I could see us adding a "stock_image_ddddddd" tag to the images, which would quicky allow all instances of a derivatives and analogues of a particular image to be retrieved. This would allow people to identify eg the best version of a particular plate, where we have several copies in the collection. We could track how a particular plate had been used and re-used from work to work. Make it easier to find further works on particular topics (because they re-used the same plates). Perhaps even a list of whose were the Top 100 most reused portraits.

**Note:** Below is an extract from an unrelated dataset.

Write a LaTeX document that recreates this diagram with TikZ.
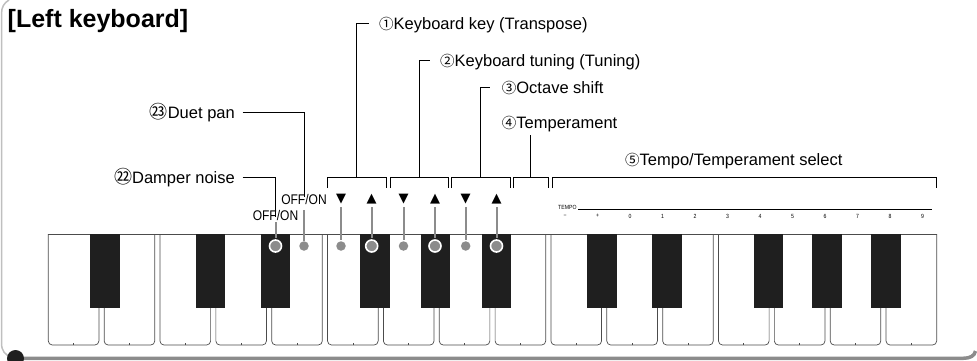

And, of course, it potentially should hugely accelerate our image-level tagging, particularly if decorative elements, if it meant we could identify one, tag all.


Improving Discovery


As you've probably noticed the Internet Archive has started a similar project and have uploaded over 2 million images from their book scan and are supposedly uploading 14 million images in total. Digging through their collection I noticed that they added one little extra which makes the entire process of search and discovery so much more convenient than with the BL collection: in the description text they added two blocks: "Text appearing before image" and "Text appearing after image". This allows to use flickr's text search and works astonishingly well: https://www.flickr.com/search/?w=126377022@N07&text=steam%20train

So I wonder if there is a way to extract and add this kind of data also to the BL collection without breaking the image ids?